The wave engine doesn't know agents exist. It takes a step_fn — inject the pure-WASM runner and you get a compiler pipeline; inject the agent-aware one and the same scheduler fans out language models. So "run three sub-agents in parallel" needs no new construct. It's three agent components with no edges between them: no edges means no predecessors, which means one wave, which means simultaneous. Here are two analysts on the same topic, edge-free:

flowchart TD
  topic["topic: the safety of modern nuclear power"]
  topic --> fact["Fact :component: — agent
one key fact"]
  topic --> risk["Risk :component: — agent
one key risk"]
  style fact fill:#13d943,stroke:#121316,stroke-width:2.5px
  style risk fill:#13d943,stroke:#121316,stroke-width:2.5px
  style topic fill:#fbfaf6,stroke:#121316

Both nodes are green — same wave. Fact and Risk each get the topic as their task, run their own agent loop at the same time under the eight-wide limit, and land as two entries in the results. This is the brandnana-style sub-agent fan-out, expressed as two headlines in a plan file. The org for it is just two agent components and nothing joining them:

* Research fan-out                              :workflow:
** Fact                                         :component:
   #+begin_src agent
   You are a concise analyst. Your task is a topic.
   Reply with ONE key fact about it.
   #+end_src
** Risk                                         :component:
   #+begin_src agent
   You are a concise risk analyst.

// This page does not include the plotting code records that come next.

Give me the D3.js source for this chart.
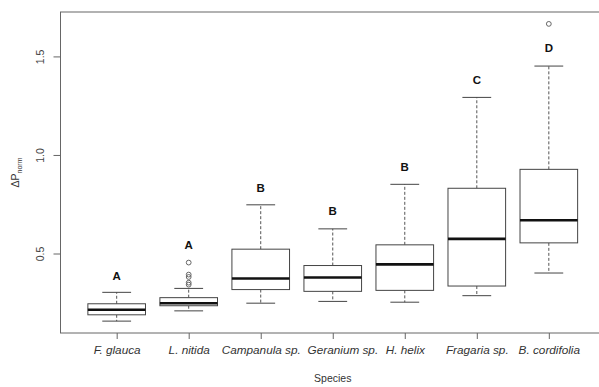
<!DOCTYPE html>
<html>
<head>
<meta charset="utf-8">
<script src="https://cdn.jsdelivr.net/npm/d3@7"></script>
<style>
  body { margin: 0; background: #fff; }
  text { font-family: "Liberation Sans", Arial, sans-serif; }
</style>
</head>
<body>
<svg id="svg" width="599" height="387"></svg>
<script>
var svg = d3.select("#svg");

var species = ["F. glauca", "L. nitida", "Campanula sp.", "Geranium sp.", "H. helix", "Fragaria sp.", "B. cordifolia"];
var lowerWhisker = [0.157, 0.209, 0.248, 0.257, 0.253, 0.286, 0.401];
var q1 = [0.189, 0.235, 0.317, 0.308, 0.313, 0.335, 0.554];
var median = [0.215, 0.248, 0.373, 0.378, 0.445, 0.574, 0.669];
var q3 = [0.245, 0.276, 0.522, 0.439, 0.544, 0.831, 0.927];
var upperWhisker = [0.303, 0.323, 0.747, 0.625, 0.851, 1.292, 1.451];
var outliers = [[], [0.454, 0.393, 0.381, 0.352, 0.342], [], [], [], [], [1.665]];
var letters = ["A", "A", "B", "B", "B", "C", "D"];
var letterAt = [0.389, 0.542, 0.832, 0.715, 0.939, 1.382, 1.545];
var yTicks = [0.5, 1.0, 1.5];

var m = {left: 60.5, right: 605, top: 12, bottom: 333};

// R style: data range padded by 4%
var lo = d3.min(lowerWhisker), hi = d3.max(outliers.flat().concat(upperWhisker));
var pad = (hi - lo) * 0.04;

var x = d3.scalePoint().domain(species).range([m.left, m.right]).padding(0.78);
var y = d3.scaleLinear().domain([lo - pad, hi + pad]).range([m.bottom, m.top]);

var step = x.step();
var boxW = step * 0.8;
var capW = boxW * 0.5;

var data = species.map(function (s, i) {
  return {name: s, lw: lowerWhisker[i], q1: q1[i], med: median[i], q3: q3[i],
          uw: upperWhisker[i], out: outliers[i], letter: letters[i], la: letterAt[i]};
});

var g = svg.selectAll("g.box")
  .data(data)
  .enter()
  .append("g")
  .attr("class", "box")
  .attr("transform", function (d) { return "translate(" + x(d.name) + ",0)"; });

// whiskers
g.append("line")
  .attr("y1", function (d) { return y(d.q3); })
  .attr("y2", function (d) { return y(d.uw); })
  .attr("stroke", "#555").attr("stroke-dasharray", "3,2");
g.append("line")
  .attr("y1", function (d) { return y(d.q1); })
  .attr("y2", function (d) { return y(d.lw); })
  .attr("stroke", "#555").attr("stroke-dasharray", "3,2");

// caps
g.append("line")
  .attr("x1", -capW / 2).attr("x2", capW / 2)
  .attr("y1", function (d) { return y(d.uw); })
  .attr("y2", function (d) { return y(d.uw); })
  .attr("stroke", "#444");
g.append("line")
  .attr("x1", -capW / 2).attr("x2", capW / 2)
  .attr("y1", function (d) { return y(d.lw); })
  .attr("y2", function (d) { return y(d.lw); })
  .attr("stroke", "#444");

// boxes
g.append("rect")
  .attr("x", -boxW / 2)
  .attr("width", boxW)
  .attr("y", function (d) { return y(d.q3); })
  .attr("height", function (d) { return y(d.q1) - y(d.q3); })
  .attr("fill", "#fff")
  .attr("stroke", "#444");

// medians
g.append("line")
  .attr("x1", -boxW / 2).attr("x2", boxW / 2)
  .attr("y1", function (d) { return y(d.med); })
  .attr("y2", function (d) { return y(d.med); })
  .attr("stroke", "#111").attr("stroke-width", 2.6);

// outliers
g.selectAll("circle")
  .data(function (d) { return d.out; })
  .enter()
  .append("circle")
  .attr("cx", 0)
  .attr("cy", function (v) { return y(v); })
  .attr("r", 2.4)
  .attr("fill", "none")
  .attr("stroke", "#666");

// significance letters
g.append("text")
  .attr("y", function (d) { return y(d.la); })
  .attr("dy", "0.36em")
  .attr("text-anchor", "middle")
  .style("font-weight", "bold")
  .style("font-size", "11.5px")
  .attr("fill", "#111")
  .text(function (d) { return d.letter; });

// frame
svg.append("rect")
  .attr("x", m.left).attr("y", m.top)
  .attr("width", m.right - m.left).attr("height", m.bottom - m.top)
  .attr("fill", "none").attr("stroke", "#666");

// x axis
var xAxis = svg.append("g")
  .attr("transform", "translate(0," + m.bottom + ")")
  .call(d3.axisBottom(x).tickSize(6).tickSizeOuter(0));
xAxis.select(".domain").remove();
xAxis.selectAll(".tick line").attr("stroke", "#666");
xAxis.selectAll(".tick text")
  .attr("y", 13)
  .attr("x", function (d) { return d === "Geranium sp." ? 9 : 0; })
  .attr("fill", "#333")
  .style("font-size", "11px")
  .style("font-style", "italic")
  .style("font-family", "Liberation Sans, Arial, sans-serif")
  .attr("transform", "scale(1.07,1)");

// y axis
var yAxis = svg.append("g")
  .attr("transform", "translate(" + m.left + ",0)")
  .call(d3.axisLeft(y).tickValues(yTicks).tickFormat(d3.format(".1f")).tickSize(7));
yAxis.select(".domain").remove();
yAxis.selectAll(".tick line").attr("stroke", "#666");
yAxis.selectAll(".tick text")
  .attr("x", 0).attr("y", -17).attr("dy", 0)
  .attr("transform", "rotate(-90)")
  .style("text-anchor", "middle")
  .attr("fill", "#444")
  .style("font-size", "10.5px")
  .style("font-family", "Liberation Sans, Arial, sans-serif");

// axis titles
svg.append("text")
  .attr("x", (m.left + m.right) / 2)
  .attr("y", 382)
  .attr("text-anchor", "middle")
  .attr("fill", "#333")
  .style("font-size", "10.5px")
  .text("Species");

var yt = svg.append("text")
  .attr("transform", "translate(19," + ((m.top + m.bottom) / 2) + ") rotate(-90)")
  .attr("text-anchor", "middle")
  .attr("fill", "#333")
  .style("font-size", "10.5px");
yt.append("tspan").text("\u0394P");
yt.append("tspan").attr("dy", 3).style("font-size", "7px").text("norm");
</script>
</body>
</html>
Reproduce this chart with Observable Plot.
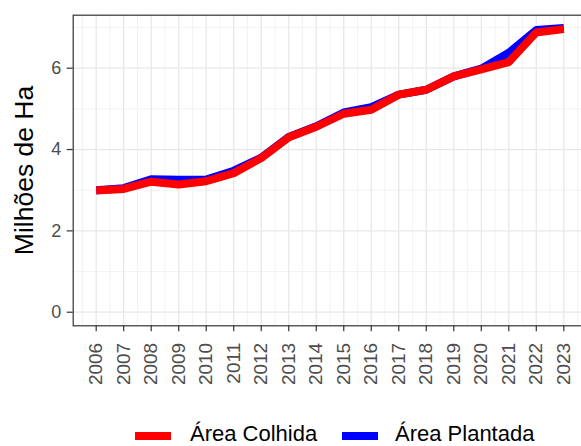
<!DOCTYPE html>
<html>
<head>
<meta charset="utf-8">
<script src="https://cdn.jsdelivr.net/npm/d3@7"></script>
<script src="https://cdn.jsdelivr.net/npm/@observablehq/plot@0.6"></script>
<style>
  html, body { margin: 0; padding: 0; background: #fff; }
  #wrap { position: relative; width: 581px; height: 446px; overflow: hidden; font-family: "Liberation Sans", Arial, sans-serif; }
  #legend { position: absolute; left: 0; top: 418px; width: 581px; height: 28px; }
  .key { position: absolute; height: 8px; width: 36px; top: 14px; }
  .lab { position: absolute; top: 2px; font-size: 22px; color: #000; line-height: 28px; white-space: nowrap; }
</style>
</head>
<body>
<div id="wrap">
  <div id="chart"></div>
  <div id="legend"></div>
</div>
<script>
const years = [2006,2007,2008,2009,2010,2011,2012,2013,2014,2015,2016,2017,2018,2019,2020,2021,2022,2023];
const areaColhida  = [2.99,3.03,3.21,3.14,3.22,3.42,3.79,4.30,4.56,4.88,4.98,5.35,5.47,5.80,5.97,6.15,6.88,6.96];
const areaPlantada = [3.00,3.05,3.27,3.26,3.26,3.48,3.80,4.31,4.57,4.91,5.04,5.35,5.47,5.80,5.99,6.38,6.94,6.99];
const seriesNames = ["Área Colhida", "Área Plantada"];
const seriesColors = ["#FF0000", "#0000FF"];
const yTicks = [0, 2, 4, 6];
const yMinor = [1, 3, 5, 7];
const xMinor = [2005.5, ...years.map(y => y + 0.5)];
const yTitle = "Milhões de Ha";

const data = [];
years.forEach((yr, i) => {
  data.push({year: yr, value: areaPlantada[i], serie: seriesNames[1]});
  data.push({year: yr, value: areaColhida[i], serie: seriesNames[0]});
});
const plantada = data.filter(d => d.serie === seriesNames[1]);
const colhida = data.filter(d => d.serie === seriesNames[0]);

const W = 581, H = 418;
const mL = 72.7, mT = 14.7, mB = H - 325.3, mR = -5.3;

const chart = Plot.plot({
  width: W, height: H,
  marginLeft: mL, marginTop: mT, marginBottom: mB, marginRight: mR,
  style: {fontFamily: '"Liberation Sans", Arial, sans-serif', background: "#fff", overflow: "hidden"},
  x: {domain: [2005.164, 2023.836], label: null},
  y: {domain: [-0.334, 7.303], label: null},
  marks: [
    Plot.ruleX(xMinor, {stroke: "#f0f0f0", strokeWidth: 0.8}),
    Plot.ruleY(yMinor, {stroke: "#f0f0f0", strokeWidth: 0.8}),
    Plot.ruleX(years, {stroke: "#e8e8e8", strokeWidth: 1.3}),
    Plot.ruleY(yTicks, {stroke: "#e8e8e8", strokeWidth: 1.3}),
    Plot.line(plantada, {x: "year", y: "value", stroke: seriesColors[1], strokeWidth: 8, strokeLinecap: "butt", strokeLinejoin: "round"}),
    Plot.line(colhida, {x: "year", y: "value", stroke: seriesColors[0], strokeWidth: 8, strokeLinecap: "butt", strokeLinejoin: "round"}),
    Plot.frame({stroke: "#333333", strokeWidth: 1.2}),
    Plot.axisY(yTicks, {tickSize: 6, tickPadding: 6, fontSize: 18, color: "#4d4d4d", stroke: "#333333", strokeWidth: 1.2, label: null, tickFormat: d => String(d)}),
    Plot.axisX(years, {tickSize: 6, tickPadding: 11, fontSize: 19, color: "#4d4d4d", stroke: "#333333", strokeWidth: 1.2, tickRotate: -90, label: null, tickFormat: d => String(d)}),
    Plot.text([yTitle], {frameAnchor: "left", textAnchor: "middle", dx: -mL + 24, rotate: -90, fontSize: 26.5, fill: "#000"})
  ]
});
document.getElementById("chart").appendChild(chart);

const legend = document.getElementById("legend");
const keyPos = [135, 341.7];
const labPos = [190, 395];
seriesNames.forEach((name, i) => {
  const k = document.createElement("div");
  k.className = "key";
  k.style.left = keyPos[i] + "px";
  k.style.background = seriesColors[i];
  legend.appendChild(k);
  const t = document.createElement("div");
  t.className = "lab";
  t.style.left = labPos[i] + "px";
  t.textContent = name;
  legend.appendChild(t);
});
</script>
</body>
</html>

Your task is a topic.
   Reply with ONE key risk about it.
   #+end_src

An agent step gets six steps of its own loop, where a standalone agent gets twelve — a workflow fans out many, so each is kept lean. And an agent in a wave has the same tools any agent has: an in-WASM shell, the virtual filesystem, the wb CLI, the ability to file an issue. No native exec — the real-bash hatch was deleted. The agent is a step, not an escape.

why wave two is INSTANT

Depth rung. Run the same world twice and the second run is dramatically faster, for two reasons that sit underneath the wave engine. First, the build cache is content-addressed: a component's source hashes to a filename, and identical source returns the already-built .wasm tagged :cached — no recompile. Second, the wasmtime compilation cache remembers the machine code wasmtime generated from that module, so a cached run skips the JIT entirely.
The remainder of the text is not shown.